The project's operators posed as conservative Alabamians, creating misleading Facebook pages to urge Republican voters to support write-in candidates instead of Moore. Their actions spurred misleading news headlines that lured thousands of Russian Twitter bots to make posts supporting Moore. The project was funded by social media investor Reid Hoffman, who acknowledged the contribution, but said he was unaware it was part of an effort to create disinformation. Hoffman apologized for having funded the operation.

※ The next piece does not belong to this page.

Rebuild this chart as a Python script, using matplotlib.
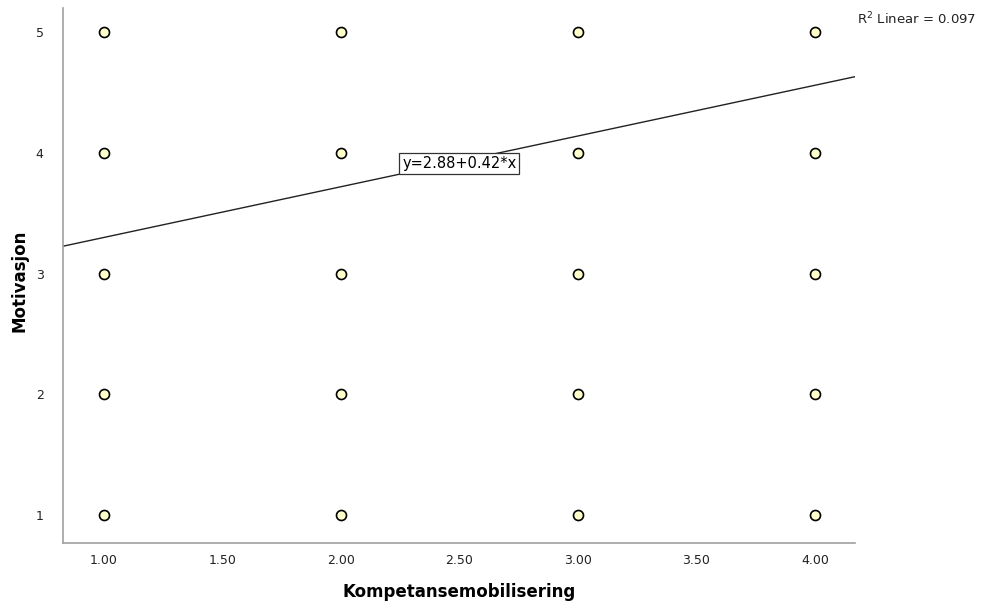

Project Birmingham is believed to have spent $100,000, as compared to total expenditures of roughly $51 million for the entire election campaign. Republican Steve Marshall, Alabama's Attorney General, stated that Project Birmingham might have influenced the election outcome and that he would "explore the issue". According to the New York Times, it is unlikely that the Project affected the outcome, and that there "is no evidence that Mr. Jones sanctioned or was even aware of the social media project".

The Washington Post reported that Democratic Party operatives, and the firm that implemented the Project, attempted to "distance themselves" from its tactics. Jonathon Morgan, a cybersecurity expert who took part in the Project, characterized the Project as a "small experiment" to better understand how online tactics work. Facebook suspended his account.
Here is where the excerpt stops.